» Goal
Tally every line of the material that includes "this", then give the tally and nothing else.

>> start

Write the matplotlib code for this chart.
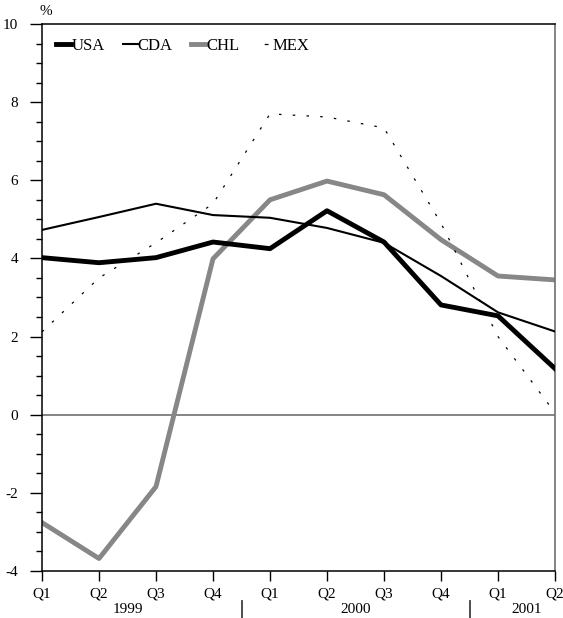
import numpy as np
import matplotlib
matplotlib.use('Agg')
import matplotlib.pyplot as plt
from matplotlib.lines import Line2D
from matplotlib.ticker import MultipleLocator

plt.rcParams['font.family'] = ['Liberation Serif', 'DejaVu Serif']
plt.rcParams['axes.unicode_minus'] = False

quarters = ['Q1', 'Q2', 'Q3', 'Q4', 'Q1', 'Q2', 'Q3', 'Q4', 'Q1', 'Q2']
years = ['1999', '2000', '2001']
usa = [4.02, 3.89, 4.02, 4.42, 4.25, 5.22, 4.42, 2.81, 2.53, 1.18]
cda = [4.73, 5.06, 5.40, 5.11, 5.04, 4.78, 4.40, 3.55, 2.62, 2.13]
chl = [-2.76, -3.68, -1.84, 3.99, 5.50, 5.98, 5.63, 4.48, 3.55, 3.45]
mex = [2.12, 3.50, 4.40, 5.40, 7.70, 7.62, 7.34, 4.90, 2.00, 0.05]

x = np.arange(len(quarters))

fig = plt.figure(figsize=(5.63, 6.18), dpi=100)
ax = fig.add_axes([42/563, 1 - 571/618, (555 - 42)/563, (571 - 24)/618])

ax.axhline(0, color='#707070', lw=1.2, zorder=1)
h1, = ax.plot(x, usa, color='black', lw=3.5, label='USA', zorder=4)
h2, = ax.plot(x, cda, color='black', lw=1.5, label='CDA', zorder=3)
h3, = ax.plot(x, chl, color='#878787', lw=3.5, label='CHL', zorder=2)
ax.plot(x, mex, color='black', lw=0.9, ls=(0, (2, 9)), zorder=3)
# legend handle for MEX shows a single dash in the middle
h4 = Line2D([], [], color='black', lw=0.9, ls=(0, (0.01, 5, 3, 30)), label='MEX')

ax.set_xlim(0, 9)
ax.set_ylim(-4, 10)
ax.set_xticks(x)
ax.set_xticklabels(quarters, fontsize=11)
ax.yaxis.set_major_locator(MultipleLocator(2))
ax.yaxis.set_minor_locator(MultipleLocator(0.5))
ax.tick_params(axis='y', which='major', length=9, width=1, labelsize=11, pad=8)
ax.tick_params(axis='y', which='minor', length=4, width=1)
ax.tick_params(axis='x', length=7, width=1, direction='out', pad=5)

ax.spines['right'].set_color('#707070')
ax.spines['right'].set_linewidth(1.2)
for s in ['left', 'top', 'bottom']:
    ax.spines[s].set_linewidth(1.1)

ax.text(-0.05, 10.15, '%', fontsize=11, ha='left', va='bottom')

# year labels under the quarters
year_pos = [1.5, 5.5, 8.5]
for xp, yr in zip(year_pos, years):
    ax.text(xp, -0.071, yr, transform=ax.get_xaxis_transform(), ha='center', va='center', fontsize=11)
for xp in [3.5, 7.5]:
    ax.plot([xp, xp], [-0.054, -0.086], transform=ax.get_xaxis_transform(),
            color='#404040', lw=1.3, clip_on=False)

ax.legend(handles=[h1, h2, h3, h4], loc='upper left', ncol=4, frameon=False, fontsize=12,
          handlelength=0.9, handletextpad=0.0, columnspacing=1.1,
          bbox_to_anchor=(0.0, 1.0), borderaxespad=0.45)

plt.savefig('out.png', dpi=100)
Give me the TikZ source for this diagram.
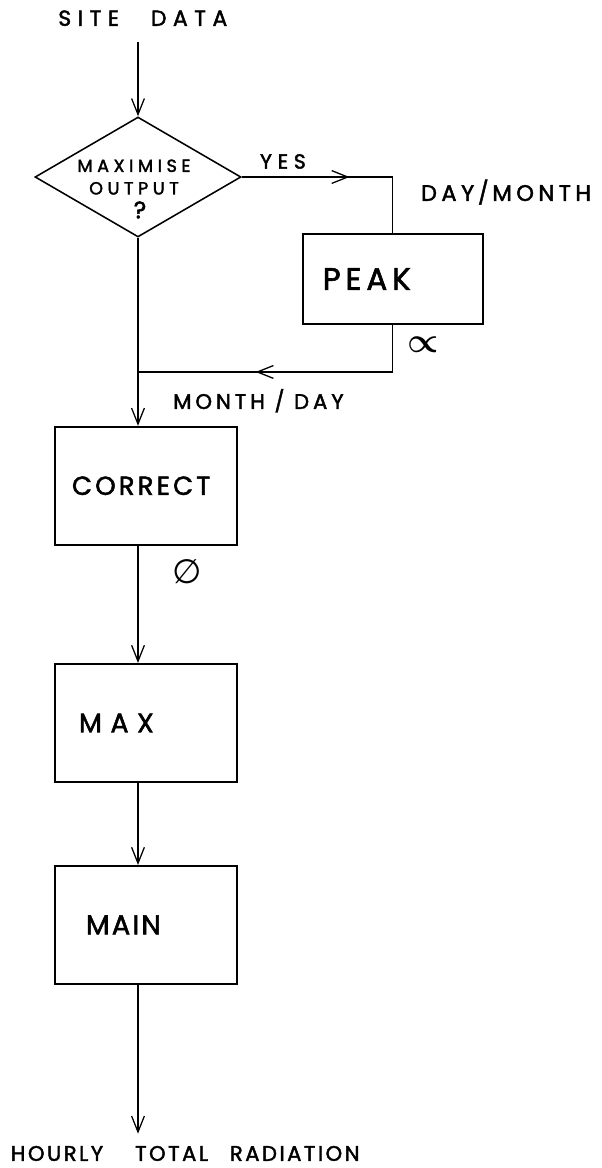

>> end

» Exercise output
2